Brown obviously did not have the most efficient rookie season on the offensive end, however, he was a defensive stud for the Pistons. The 6’5” shooting guard from the University of Miami(FL) guarded the opposing team’s number one option 43.66 percent of the time.
Brown’s defensive usage on the number one option is the highest on this list, alongside the liking of premiere defensive guards Eric Bledsoe, Jrue Holiday, Patrick Beverley, Marcus Smart and Russell Westbrook. Brown’s defense was the reason he found himself in the starting lineup last season and I expect the same exact out of him this year as coach Dwane Casey said that Brown is an elite defender.
Let’s go back to the offensive side of the ball. Brown could not hit the broad side of a barn last season. However, Brown could make strides in his shooting ability.

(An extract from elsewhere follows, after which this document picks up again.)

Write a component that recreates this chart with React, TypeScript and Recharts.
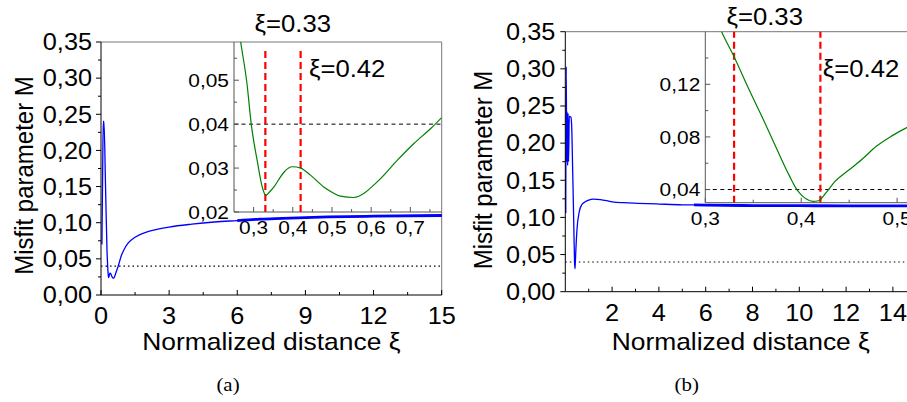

Milwaukee Bucks guard Eric Bledsoe, a top tier two way guard in the NBA, put up similar numbers to Brown in his first couple seasons.

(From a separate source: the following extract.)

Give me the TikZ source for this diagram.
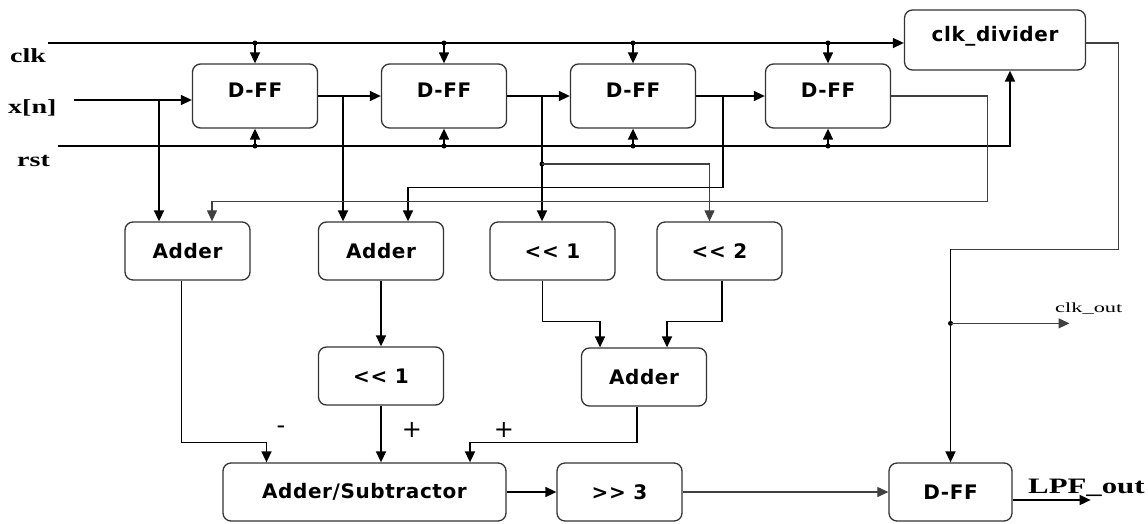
\documentclass[tikz,border=0pt]{standalone}
\usepackage{fontspec}
\newfontfamily\boxfont[LetterSpace=3]{DejaVu Sans}
\newfontfamily\sigfont[FakeStretch=1.4]{Liberation Serif}
\newfontfamily\smallsig[FakeStretch=1.6]{Liberation Serif}
\usetikzlibrary{positioning,calc,arrows.meta}

\begin{document}
\begin{tikzpicture}[x=1pt,y=-1pt,
    blk/.style={draw=black!80,line width=1.3pt,rounded corners=8pt,
      minimum width=125pt,minimum height=58pt,inner sep=0pt,
      font=\boxfont\bfseries\fontsize{20}{24}\selectfont},
    ff/.style={blk,minimum height=64pt,text height=14pt,text depth=12pt},
    sig/.style={anchor=base west,inner sep=0pt,
      font=\sigfont\bfseries\fontsize{20}{24}\selectfont},
    sign/.style={font=\boxfont\fontsize{24}{26}\selectfont},
    wire/.style={line width=1.6pt,-{Triangle[length=11pt,width=10pt]}},
    thin wire/.style={wire,line width=1.1pt,draw=black!75},
    thinline/.style={line width=1.1pt,draw=black!75}]
  \useasboundingbox (0,0) rectangle (1148,523);

  % inputs
  \node[sig] (clk) at (10,62) {clk};
  \node[sig] (xn) at (8,113) {x[n]};
  \node[sig] (rst) at (17,166) {rst};
  \coordinate (clkin) at (48,43);
  \coordinate (xin) at (74,100);
  \coordinate (rstin) at (58,146);

  % delay line
  \node[ff] (dff1) at (255,96) {D-FF};
  \node[ff] (dff2) at (444,96) {D-FF};
  \node[ff] (dff3) at (633,96) {D-FF};
  \node[ff] (dff4) at (828,96) {D-FF};
  \node[blk,minimum width=181pt,minimum height=60pt,text height=15pt,
    text depth=13pt] (clkdiv) at (995,40) {clk\_divider};

  % middle row
  \node[blk] (add1) at (187.5,251) {Adder};
  \node[blk] (add2) at (381,251) {Adder};
  \node[blk] (shl1) at (552.5,251) {<< 1};
  \node[blk] (shl2) at (719.5,251) {<< 2};
  \node[blk] (shl1b) at (381,376) {<< 1};
  \node[blk] (add3) at (644,377) {Adder};

  % output row
  \node[blk,minimum width=283pt] (addsub) at (364.5,492) {Adder/Subtractor};
  \node[blk] (shr3) at (619.5,492) {>> 3};
  \node[blk,minimum width=123pt] (dffo) at (950.5,492) {D-FF};
  \node[sig,font=\sigfont\bfseries\fontsize{22}{26}\selectfont] (lpf) at (1028,493) {LPF\_out};
  \node[anchor=base west,inner sep=0pt,font=\smallsig\fontsize{14}{16}\selectfont] (clkout) at (1055,312) {clk\_out};
  \node[sign] (sm) at (281,430) {-};
  \node[sign] (sp1) at (412,430) {+};
  \node[sign] (sp2) at (504,430) {+};

  % clock and reset
  \draw[wire] (clkin) -- (clkin -| clkdiv.west);
  \foreach \n in {dff1,dff2,dff3,dff4} {
    \draw[wire] (\n.north |- clkin) -- (\n.north);
    \fill (\n.north |- clkin) circle (2.5pt);
    \draw[wire] (\n.south |- rstin) -- (\n.south);
    \fill (\n.south |- rstin) circle (2.5pt);
  }
  \draw[wire] (rstin) -| ($(clkdiv.south)+(15,0)$);

  % data path
  \draw[wire] (xin) -- (xin -| dff1.west);
  \coordinate (jx) at (159,100);
  \draw[wire] (jx) -- (jx |- add1.north);
  \draw[wire] (dff1.east) -- (dff2.west);
  \coordinate (j1) at (343,96);
  \draw[wire] (j1) -- (j1 |- add2.north);
  \draw[wire] (dff2.east) -- (dff3.west);
  \coordinate (j2) at (542,96);
  \draw[wire] (j2) -- (j2 |- shl1.north);
  \coordinate (j2b) at (542,164);
  \fill (j2b) circle (2.5pt);
  \draw[thin wire] (j2b) -| ($(shl2.north)+(-10,0)$);
  \draw[wire] (dff3.east) -- (dff4.west);
  \coordinate (j3) at (723,96);
  \draw[wire] (j3) |- ($(add2.north)+(27,-34)$) -- ($(add2.north)+(27,0)$);
  \draw[thin wire] (dff4.east) -- ++(96,0) |- ($(add1.north)+(24.5,-20)$) -- ($(add1.north)+(24.5,0)$);

  \draw[wire] (add2.south) -- (shl1b.north);
  \draw[wire] ($(shl1.south)+(-10,0)$) |- ($(add3.north)+(-44,-26)$) -- ($(add3.north)+(-44,0)$);
  \draw[wire] ($(shl2.south)+(2.5,0)$) |- ($(add3.north)+(23,-26)$) -- ($(add3.north)+(23,0)$);

  \draw[wire] ($(add1.south)+(-6,0)$) |- ($(addsub.north)+(-98,-20)$) -- ($(addsub.north)+(-98,0)$);
  \draw[wire] (shl1b.south) -- (shl1b.south |- addsub.north);
  \draw[wire] ($(add3.south)+(-7,0)$) |- ($(addsub.north)+(105.5,-20)$) -- ($(addsub.north)+(105.5,0)$);
  \draw[wire] (addsub.east) -- (shr3.west);
  \draw[thin wire] (shr3.east) -- (dffo.west);
  \draw[wire] ($(dffo.east)+(0,8)$) -- ++(78,0);

  % divided clock
  \draw[thinline] ($(clkdiv.east)+(0,3)$) -- ++(32,0) |- ($(dffo.north)+(0,-213)$);
  \draw[wire] ($(dffo.north)+(0,-213)$) -- (dffo.north);
  \coordinate (j5) at ($(dffo.north)+(0,-139)$);
  \fill (j5) circle (2.5pt);
  \draw[thin wire] (j5) -- ++(119,0);
\end{tikzpicture}
\end{document}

As you can see, Bledsoe started off his career averaging 6.7 points, 3.6 assists and 2.8 rebounds on 42-28-74 shooting splits. But, come Bledsoe’s third NBA season, he was shooting the ball at 44-40-79 splits. Brown could easily make shooting strides throughout this season and could start shooting the ball more efficiently.

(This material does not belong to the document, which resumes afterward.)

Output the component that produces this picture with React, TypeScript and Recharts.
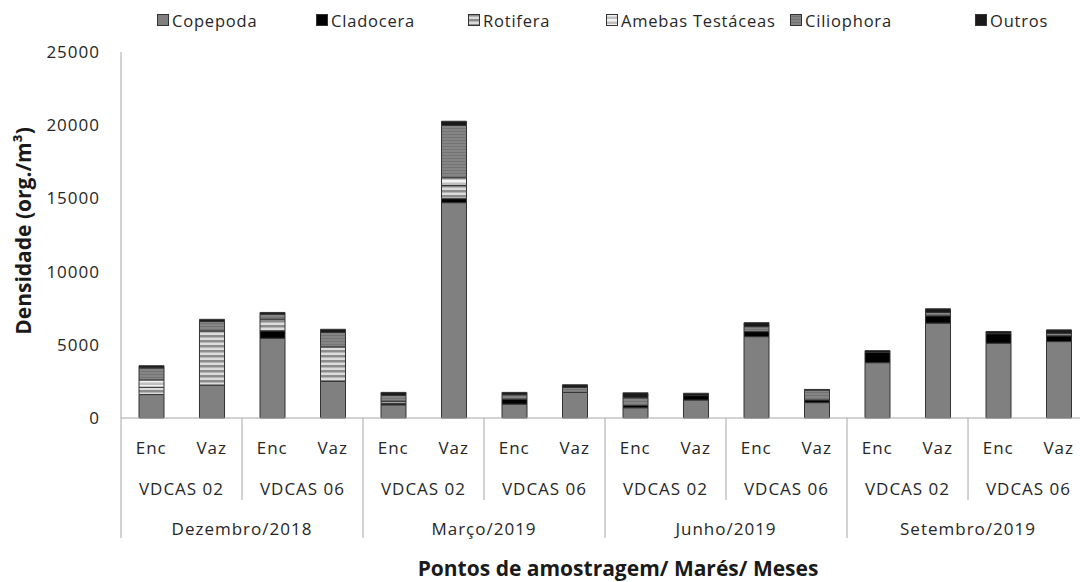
import { BarChart, Bar, XAxis, YAxis } from "recharts";

// categorias (eixo X em três níveis)
const mares = ["Enc", "Vaz", "Enc", "Vaz", "Enc", "Vaz", "Enc", "Vaz", "Enc", "Vaz", "Enc", "Vaz", "Enc", "Vaz", "Enc", "Vaz"];
const estacoes = ["VDCAS 02", "VDCAS 06", "VDCAS 02", "VDCAS 06", "VDCAS 02", "VDCAS 06", "VDCAS 02", "VDCAS 06"];
const meses = ["Dezembro/2018", "Março/2019", "Junho/2019", "Setembro/2019"];

// densidade (org./m³) por grupo
const copepoda = [1600, 2250, 5450, 2500, 900, 14710, 950, 1750, 700, 1230, 5560, 1050, 3780, 6480, 5110, 5220];
const cladocera = [0, 0, 500, 0, 100, 270, 340, 0, 160, 300, 340, 180, 700, 500, 650, 390];
const rotifera = [500, 3700, 800, 2360, 150, 900, 0, 0, 0, 0, 0, 0, 0, 0, 0, 0];
const amebas = [500, 0, 0, 0, 0, 530, 0, 0, 0, 0, 0, 0, 0, 0, 0, 0];
const ciliophora = [820, 640, 340, 980, 400, 3570, 300, 340, 520, 0, 340, 680, 0, 230, 0, 180];
const outros = [150, 150, 120, 220, 200, 290, 160, 180, 340, 160, 270, 40, 120, 250, 150, 230];

const yTicks = [0, 5000, 10000, 15000, 20000, 25000];

const data = mares.map((m, i) => ({
  mare: m,
  copepoda: copepoda[i],
  cladocera: cladocera[i],
  rotifera: rotifera[i],
  amebas: amebas[i],
  ciliophora: ciliophora[i],
  outros: outros[i],
}));

const series = [
  { key: "copepoda", name: "Copepoda", fill: "#808080" },
  { key: "cladocera", name: "Cladocera", fill: "#000000" },
  { key: "rotifera", name: "Rotifera", fill: "url(#rotPat)" },
  { key: "amebas", name: "Amebas Testáceas", fill: "url(#amePat)" },
  { key: "ciliophora", name: "Ciliophora", fill: "url(#ciliPat)" },
  { key: "outros", name: "Outros", fill: "#1a1a1a" },
];
// posição horizontal de cada item da legenda (como no original)
const legendLeft = [157, 316, 468, 606, 790, 975];

const CHART_W = 1090;
const CHART_H = 582;
const Y_AXIS_W = 121;
const PLOT_W = CHART_W - Y_AXIS_W - 1;
const HALF_BAND = PLOT_W / mares.length / 2;
const TEXT = "#262626";
const LINE = "#a6a6a6";
const FONT = "'Open Sans', Lato, sans-serif";
const LABEL = { fontSize: 17, letterSpacing: 1 };

function CategoryTick(props: any) {
  const { x, y, payload } = props;
  const i: number = payload.index;
  const half = payload.offset || HALF_BAND;
  const last = i === mares.length - 1;
  return (
    <g>
      <text x={x} y={y + 36} textAnchor="middle" fill={TEXT} style={LABEL}>
        {payload.value}
      </text>
      {i % 2 === 0 && (
        <>
          <line x1={x - half} y1={y} x2={x - half} y2={y + (i % 4 === 0 ? 120 : 82)} stroke={LINE} />
          <text x={x + half} y={y + 77} textAnchor="middle" fill={TEXT} style={LABEL}>
            {estacoes[i / 2]}
          </text>
        </>
      )}
      {i % 4 === 0 && (
        <text x={x + 3 * half} y={y + 117} textAnchor="middle" fill={TEXT} style={LABEL}>
          {meses[i / 4]}
        </text>
      )}
      {last && <line x1={x + half} y1={y} x2={x + half} y2={y + 120} stroke={LINE} />}
    </g>
  );
}

export default function App() {
  return (
    <div style={{ position: "absolute", left: 0, top: 0, width: 1080, height: CHART_H, overflow: "hidden", background: "#fff", fontFamily: FONT }}>
      <svg width={0} height={0} style={{ position: "absolute" }}>
        <defs>
          <pattern id="rotPat" width={6} height={5} patternUnits="userSpaceOnUse">
            <rect width={6} height={5} fill="#8c8c8c" />
            <rect y={2.5} width={6} height={2.5} fill="#dcdcdc" />
          </pattern>
          <pattern id="amePat" width={6} height={5} patternUnits="userSpaceOnUse">
            <rect width={6} height={5} fill="#f2f2f2" />
            <rect y={2.5} width={6} height={2.5} fill="#bfbfbf" />
          </pattern>
          <pattern id="ciliPat" width={6} height={3} patternUnits="userSpaceOnUse">
            <rect width={6} height={3} fill="#858585" />
            <rect y={2} width={6} height={1} fill="#747474" />
          </pattern>
        </defs>
      </svg>
      {series.map((s, i) => (
        <div
          key={s.key}
          style={{
            position: "absolute",
            left: legendLeft[i],
            top: 9,
            display: "flex",
            alignItems: "center",
            color: TEXT,
            whiteSpace: "nowrap",
            fontSize: 16.5,
            letterSpacing: 0.8,
          }}
        >
          <svg width={13} height={13} style={{ marginRight: 2 }}>
            <rect x={0.5} y={0.5} width={11} height={11} fill={s.fill} stroke="#333" />
          </svg>
          <span>{s.name}</span>
        </div>
      ))}
      <BarChart
        width={CHART_W}
        height={CHART_H}
        data={data}
        margin={{ top: 52, right: 1, bottom: 0, left: 0 }}
      >
        <XAxis
          dataKey="mare"
          interval={0}
          height={164}
          tickSize={0}
          tickMargin={0}
          tickLine={false}
          axisLine={{ stroke: LINE }}
          tick={<CategoryTick />}
        />
        <YAxis
          width={Y_AXIS_W}
          domain={[0, 25000]}
          ticks={yTicks}
          tickLine={false}
          tickSize={0}
          tickMargin={21}
          axisLine={{ stroke: LINE }}
          tick={{ fill: TEXT, fontSize: 17, letterSpacing: 1 }}
        />
        {series.map((s) => (
          <Bar
            key={s.key}
            dataKey={s.key}
            name={s.name}
            fill={s.fill}
            stroke="#333333"
            strokeWidth={1}
            stackId="a"
            barSize={25}
            isAnimationActive={false}
          />
        ))}
      </BarChart>
      <div
        style={{
          position: "absolute",
          left: 23,
          top: 231,
          transform: "translate(-50%, -50%) rotate(-90deg)",
          fontSize: 21,
          fontWeight: 700,
          color: "#1a1a1a",
          whiteSpace: "nowrap",
        }}
      >
        Densidade (org./m³)
      </div>
      <div
        style={{
          position: "absolute",
          left: 618,
          top: 556,
          transform: "translateX(-50%)",
          fontSize: 21,
          lineHeight: "24px",
          fontWeight: 700,
          color: "#1a1a1a",
          whiteSpace: "nowrap",
        }}
      >
        Pontos de amostragem/ Marés/ Meses
      </div>
    </div>
  );
}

One thing Brown must improve on to shoot the ball more efficiently from the painted area. Last year, Brown took 67 percent of his shots from nine feet and closer, only shooting 46 percent from that area. As we saw in the 2019 Summer League, Brown attacked the rim a lot more and converted on a higher percentage of shots.
Not only did Brown attack the basket more efficiently, but he showed major strides as a playmaker, averaging 8.3 assists in four Summer League games.
I think we could be in store for a big year for Bruce Brown this season. As much as I would love to see Brown shoot a better percentage from the three-point line, I do not think we will see that happen. However, I do expect Brown’s field goal and free throw percentages to go up, as he will take more shots from the painted area, which in turn could lead to more free throw attempts.
I fully expect Brown to stay in the starting lineup this season due to his defensive prowess and improved playmaking abilities. I predict that Brown will put up averages around seven points, three rebounds and five assists on 43 percent shooting from the floor, 30 percent from three-point range, and 75 percent from the free-throw line. This means Luke Kennard will come off the bench, alongside Derrick Rose.
Brown has impressed so far in the preseason, and looked especially stellar in Detroit’s win over the Cavs on Friday night. He finished the game with 15 points, seven assists, and five rebounds. He was the catalyst of the Pistons’ comeback during the fourth quarter, in which they were down by 18 points at one point in the contest.
Brown’s finishing looks improved and his passing has been phenomenal. The growth is there, and that puts him in a great position to succeed with the Pistons this year.